# Supplied information start

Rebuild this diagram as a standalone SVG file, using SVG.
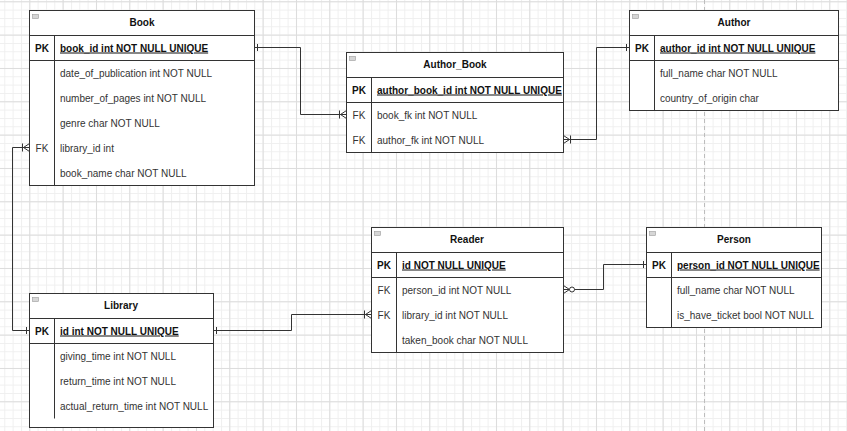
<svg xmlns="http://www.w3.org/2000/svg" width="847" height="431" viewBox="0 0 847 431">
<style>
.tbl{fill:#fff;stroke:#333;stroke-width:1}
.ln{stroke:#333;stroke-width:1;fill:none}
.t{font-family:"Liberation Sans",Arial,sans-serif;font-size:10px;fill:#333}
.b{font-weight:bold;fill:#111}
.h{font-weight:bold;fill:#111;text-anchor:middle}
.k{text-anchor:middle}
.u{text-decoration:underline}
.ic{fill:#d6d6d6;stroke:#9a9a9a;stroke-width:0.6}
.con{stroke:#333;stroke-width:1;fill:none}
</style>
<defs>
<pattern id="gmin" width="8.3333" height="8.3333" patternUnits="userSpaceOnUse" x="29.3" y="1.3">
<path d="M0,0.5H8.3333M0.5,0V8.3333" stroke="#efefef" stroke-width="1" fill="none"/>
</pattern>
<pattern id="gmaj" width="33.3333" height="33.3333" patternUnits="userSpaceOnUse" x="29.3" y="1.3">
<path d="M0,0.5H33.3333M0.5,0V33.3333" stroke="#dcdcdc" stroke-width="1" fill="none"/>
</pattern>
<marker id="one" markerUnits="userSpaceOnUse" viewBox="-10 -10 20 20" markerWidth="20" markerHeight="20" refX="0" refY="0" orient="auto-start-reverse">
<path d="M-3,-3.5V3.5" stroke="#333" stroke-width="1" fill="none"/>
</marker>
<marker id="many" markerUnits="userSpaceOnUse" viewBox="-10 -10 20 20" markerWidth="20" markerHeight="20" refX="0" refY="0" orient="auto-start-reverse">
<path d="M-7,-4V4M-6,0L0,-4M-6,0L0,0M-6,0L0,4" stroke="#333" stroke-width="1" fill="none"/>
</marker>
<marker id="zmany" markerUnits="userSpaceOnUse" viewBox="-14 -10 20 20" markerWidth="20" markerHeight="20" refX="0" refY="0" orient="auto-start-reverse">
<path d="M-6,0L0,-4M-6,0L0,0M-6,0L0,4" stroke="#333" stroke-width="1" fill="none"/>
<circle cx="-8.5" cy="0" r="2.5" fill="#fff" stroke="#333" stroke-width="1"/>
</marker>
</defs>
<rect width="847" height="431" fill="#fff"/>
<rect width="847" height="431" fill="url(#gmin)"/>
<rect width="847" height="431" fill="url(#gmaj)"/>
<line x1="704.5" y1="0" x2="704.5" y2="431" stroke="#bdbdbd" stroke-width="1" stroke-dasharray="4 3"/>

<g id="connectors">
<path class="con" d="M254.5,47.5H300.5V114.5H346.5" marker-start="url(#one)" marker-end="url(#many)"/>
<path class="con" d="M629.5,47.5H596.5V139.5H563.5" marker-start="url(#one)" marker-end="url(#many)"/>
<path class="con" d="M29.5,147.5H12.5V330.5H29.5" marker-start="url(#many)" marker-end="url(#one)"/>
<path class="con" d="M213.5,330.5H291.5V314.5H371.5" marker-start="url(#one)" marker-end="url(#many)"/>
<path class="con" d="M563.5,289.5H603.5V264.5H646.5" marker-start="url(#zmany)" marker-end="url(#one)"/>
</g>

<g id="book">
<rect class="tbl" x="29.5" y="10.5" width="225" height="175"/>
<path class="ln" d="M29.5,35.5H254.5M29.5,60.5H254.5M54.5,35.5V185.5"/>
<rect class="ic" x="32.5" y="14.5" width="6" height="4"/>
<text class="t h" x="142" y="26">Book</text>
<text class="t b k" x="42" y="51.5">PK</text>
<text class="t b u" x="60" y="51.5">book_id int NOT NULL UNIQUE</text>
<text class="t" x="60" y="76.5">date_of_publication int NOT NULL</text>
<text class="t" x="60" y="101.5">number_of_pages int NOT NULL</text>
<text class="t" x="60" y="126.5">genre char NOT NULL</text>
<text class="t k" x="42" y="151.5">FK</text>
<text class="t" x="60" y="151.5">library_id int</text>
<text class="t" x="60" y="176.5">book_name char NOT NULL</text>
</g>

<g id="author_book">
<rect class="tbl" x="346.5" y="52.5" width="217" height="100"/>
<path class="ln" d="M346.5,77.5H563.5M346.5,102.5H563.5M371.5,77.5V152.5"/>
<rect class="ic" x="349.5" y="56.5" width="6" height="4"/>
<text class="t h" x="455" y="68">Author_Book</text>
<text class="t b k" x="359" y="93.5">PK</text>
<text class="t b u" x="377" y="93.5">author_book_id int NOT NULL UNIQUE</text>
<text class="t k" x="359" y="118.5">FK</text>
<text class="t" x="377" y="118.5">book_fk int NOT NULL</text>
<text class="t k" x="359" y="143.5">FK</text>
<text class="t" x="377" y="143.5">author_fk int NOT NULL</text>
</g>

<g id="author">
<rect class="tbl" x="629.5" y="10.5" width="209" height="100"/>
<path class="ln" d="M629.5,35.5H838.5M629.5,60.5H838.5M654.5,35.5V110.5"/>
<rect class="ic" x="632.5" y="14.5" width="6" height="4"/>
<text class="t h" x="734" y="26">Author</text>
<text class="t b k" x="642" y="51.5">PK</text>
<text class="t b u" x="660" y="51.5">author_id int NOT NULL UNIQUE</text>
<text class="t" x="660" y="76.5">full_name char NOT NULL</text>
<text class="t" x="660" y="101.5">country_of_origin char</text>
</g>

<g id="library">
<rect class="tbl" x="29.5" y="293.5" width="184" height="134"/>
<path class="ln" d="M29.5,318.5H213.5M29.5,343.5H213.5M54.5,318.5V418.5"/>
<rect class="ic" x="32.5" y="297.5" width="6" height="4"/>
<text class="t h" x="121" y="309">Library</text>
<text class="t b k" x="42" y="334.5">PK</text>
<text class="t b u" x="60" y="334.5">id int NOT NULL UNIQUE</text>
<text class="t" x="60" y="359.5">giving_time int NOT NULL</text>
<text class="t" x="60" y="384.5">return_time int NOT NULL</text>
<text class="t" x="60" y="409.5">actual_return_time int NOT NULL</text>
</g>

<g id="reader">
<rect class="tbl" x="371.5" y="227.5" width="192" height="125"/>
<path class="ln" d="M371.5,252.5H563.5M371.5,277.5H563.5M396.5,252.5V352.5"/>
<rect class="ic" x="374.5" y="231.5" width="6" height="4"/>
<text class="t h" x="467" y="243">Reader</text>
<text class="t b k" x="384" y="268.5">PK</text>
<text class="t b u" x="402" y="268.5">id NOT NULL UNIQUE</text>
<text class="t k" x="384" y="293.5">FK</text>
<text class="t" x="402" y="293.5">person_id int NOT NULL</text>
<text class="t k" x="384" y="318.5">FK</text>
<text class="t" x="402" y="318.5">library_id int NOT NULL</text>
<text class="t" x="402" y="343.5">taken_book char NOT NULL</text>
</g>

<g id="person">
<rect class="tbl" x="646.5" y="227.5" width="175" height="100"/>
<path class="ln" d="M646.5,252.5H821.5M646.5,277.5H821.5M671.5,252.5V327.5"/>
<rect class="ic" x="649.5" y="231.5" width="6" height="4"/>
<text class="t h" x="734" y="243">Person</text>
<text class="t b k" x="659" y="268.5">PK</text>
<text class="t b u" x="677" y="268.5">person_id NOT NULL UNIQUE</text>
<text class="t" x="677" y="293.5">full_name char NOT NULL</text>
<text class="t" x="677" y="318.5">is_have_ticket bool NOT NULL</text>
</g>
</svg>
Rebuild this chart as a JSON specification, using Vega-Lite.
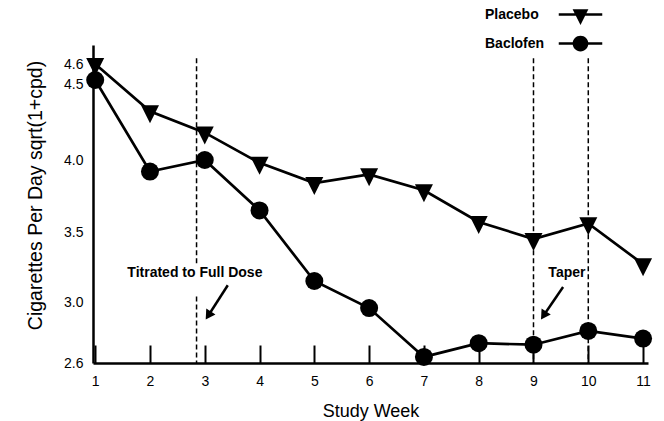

# Supplied information end

▶ _Exercise goal_
Repeat the preceding records precisely, and leave every picture out of the copy.

▶ _Finished exercise_
Rebuild this diagram as a standalone SVG file, using SVG.
<svg xmlns="http://www.w3.org/2000/svg" width="847" height="431" viewBox="0 0 847 431">
<style>
.tbl{fill:#fff;stroke:#333;stroke-width:1}
.ln{stroke:#333;stroke-width:1;fill:none}
.t{font-family:"Liberation Sans",Arial,sans-serif;font-size:10px;fill:#333}
.b{font-weight:bold;fill:#111}
.h{font-weight:bold;fill:#111;text-anchor:middle}
.k{text-anchor:middle}
.u{text-decoration:underline}
.ic{fill:#d6d6d6;stroke:#9a9a9a;stroke-width:0.6}
.con{stroke:#333;stroke-width:1;fill:none}
</style>
<defs>
<pattern id="gmin" width="8.3333" height="8.3333" patternUnits="userSpaceOnUse" x="29.3" y="1.3">
<path d="M0,0.5H8.3333M0.5,0V8.3333" stroke="#efefef" stroke-width="1" fill="none"/>
</pattern>
<pattern id="gmaj" width="33.3333" height="33.3333" patternUnits="userSpaceOnUse" x="29.3" y="1.3">
<path d="M0,0.5H33.3333M0.5,0V33.3333" stroke="#dcdcdc" stroke-width="1" fill="none"/>
</pattern>
<marker id="one" markerUnits="userSpaceOnUse" viewBox="-10 -10 20 20" markerWidth="20" markerHeight="20" refX="0" refY="0" orient="auto-start-reverse">
<path d="M-3,-3.5V3.5" stroke="#333" stroke-width="1" fill="none"/>
</marker>
<marker id="many" markerUnits="userSpaceOnUse" viewBox="-10 -10 20 20" markerWidth="20" markerHeight="20" refX="0" refY="0" orient="auto-start-reverse">
<path d="M-7,-4V4M-6,0L0,-4M-6,0L0,0M-6,0L0,4" stroke="#333" stroke-width="1" fill="none"/>
</marker>
<marker id="zmany" markerUnits="userSpaceOnUse" viewBox="-14 -10 20 20" markerWidth="20" markerHeight="20" refX="0" refY="0" orient="auto-start-reverse">
<path d="M-6,0L0,-4M-6,0L0,0M-6,0L0,4" stroke="#333" stroke-width="1" fill="none"/>
<circle cx="-8.5" cy="0" r="2.5" fill="#fff" stroke="#333" stroke-width="1"/>
</marker>
</defs>
<rect width="847" height="431" fill="#fff"/>
<rect width="847" height="431" fill="url(#gmin)"/>
<rect width="847" height="431" fill="url(#gmaj)"/>
<line x1="704.5" y1="0" x2="704.5" y2="431" stroke="#bdbdbd" stroke-width="1" stroke-dasharray="4 3"/>

<g id="connectors">
<path class="con" d="M254.5,47.5H300.5V114.5H346.5" marker-start="url(#one)" marker-end="url(#many)"/>
<path class="con" d="M629.5,47.5H596.5V139.5H563.5" marker-start="url(#one)" marker-end="url(#many)"/>
<path class="con" d="M29.5,147.5H12.5V330.5H29.5" marker-start="url(#many)" marker-end="url(#one)"/>
<path class="con" d="M213.5,330.5H291.5V314.5H371.5" marker-start="url(#one)" marker-end="url(#many)"/>
<path class="con" d="M563.5,289.5H603.5V264.5H646.5" marker-start="url(#zmany)" marker-end="url(#one)"/>
</g>

<g id="book">
<rect class="tbl" x="29.5" y="10.5" width="225" height="175"/>
<path class="ln" d="M29.5,35.5H254.5M29.5,60.5H254.5M54.5,35.5V185.5"/>
<rect class="ic" x="32.5" y="14.5" width="6" height="4"/>
<text class="t h" x="142" y="26">Book</text>
<text class="t b k" x="42" y="51.5">PK</text>
<text class="t b u" x="60" y="51.5">book_id int NOT NULL UNIQUE</text>
<text class="t" x="60" y="76.5">date_of_publication int NOT NULL</text>
<text class="t" x="60" y="101.5">number_of_pages int NOT NULL</text>
<text class="t" x="60" y="126.5">genre char NOT NULL</text>
<text class="t k" x="42" y="151.5">FK</text>
<text class="t" x="60" y="151.5">library_id int</text>
<text class="t" x="60" y="176.5">book_name char NOT NULL</text>
</g>

<g id="author_book">
<rect class="tbl" x="346.5" y="52.5" width="217" height="100"/>
<path class="ln" d="M346.5,77.5H563.5M346.5,102.5H563.5M371.5,77.5V152.5"/>
<rect class="ic" x="349.5" y="56.5" width="6" height="4"/>
<text class="t h" x="455" y="68">Author_Book</text>
<text class="t b k" x="359" y="93.5">PK</text>
<text class="t b u" x="377" y="93.5">author_book_id int NOT NULL UNIQUE</text>
<text class="t k" x="359" y="118.5">FK</text>
<text class="t" x="377" y="118.5">book_fk int NOT NULL</text>
<text class="t k" x="359" y="143.5">FK</text>
<text class="t" x="377" y="143.5">author_fk int NOT NULL</text>
</g>

<g id="author">
<rect class="tbl" x="629.5" y="10.5" width="209" height="100"/>
<path class="ln" d="M629.5,35.5H838.5M629.5,60.5H838.5M654.5,35.5V110.5"/>
<rect class="ic" x="632.5" y="14.5" width="6" height="4"/>
<text class="t h" x="734" y="26">Author</text>
<text class="t b k" x="642" y="51.5">PK</text>
<text class="t b u" x="660" y="51.5">author_id int NOT NULL UNIQUE</text>
<text class="t" x="660" y="76.5">full_name char NOT NULL</text>
<text class="t" x="660" y="101.5">country_of_origin char</text>
</g>

<g id="library">
<rect class="tbl" x="29.5" y="293.5" width="184" height="134"/>
<path class="ln" d="M29.5,318.5H213.5M29.5,343.5H213.5M54.5,318.5V418.5"/>
<rect class="ic" x="32.5" y="297.5" width="6" height="4"/>
<text class="t h" x="121" y="309">Library</text>
<text class="t b k" x="42" y="334.5">PK</text>
<text class="t b u" x="60" y="334.5">id int NOT NULL UNIQUE</text>
<text class="t" x="60" y="359.5">giving_time int NOT NULL</text>
<text class="t" x="60" y="384.5">return_time int NOT NULL</text>
<text class="t" x="60" y="409.5">actual_return_time int NOT NULL</text>
</g>

<g id="reader">
<rect class="tbl" x="371.5" y="227.5" width="192" height="125"/>
<path class="ln" d="M371.5,252.5H563.5M371.5,277.5H563.5M396.5,252.5V352.5"/>
<rect class="ic" x="374.5" y="231.5" width="6" height="4"/>
<text class="t h" x="467" y="243">Reader</text>
<text class="t b k" x="384" y="268.5">PK</text>
<text class="t b u" x="402" y="268.5">id NOT NULL UNIQUE</text>
<text class="t k" x="384" y="293.5">FK</text>
<text class="t" x="402" y="293.5">person_id int NOT NULL</text>
<text class="t k" x="384" y="318.5">FK</text>
<text class="t" x="402" y="318.5">library_id int NOT NULL</text>
<text class="t" x="402" y="343.5">taken_book char NOT NULL</text>
</g>

<g id="person">
<rect class="tbl" x="646.5" y="227.5" width="175" height="100"/>
<path class="ln" d="M646.5,252.5H821.5M646.5,277.5H821.5M671.5,252.5V327.5"/>
<rect class="ic" x="649.5" y="231.5" width="6" height="4"/>
<text class="t h" x="734" y="243">Person</text>
<text class="t b k" x="659" y="268.5">PK</text>
<text class="t b u" x="677" y="268.5">person_id NOT NULL UNIQUE</text>
<text class="t" x="677" y="293.5">full_name char NOT NULL</text>
<text class="t" x="677" y="318.5">is_have_ticket bool NOT NULL</text>
</g>
</svg>
Rebuild this chart as a JSON specification, using Vega-Lite.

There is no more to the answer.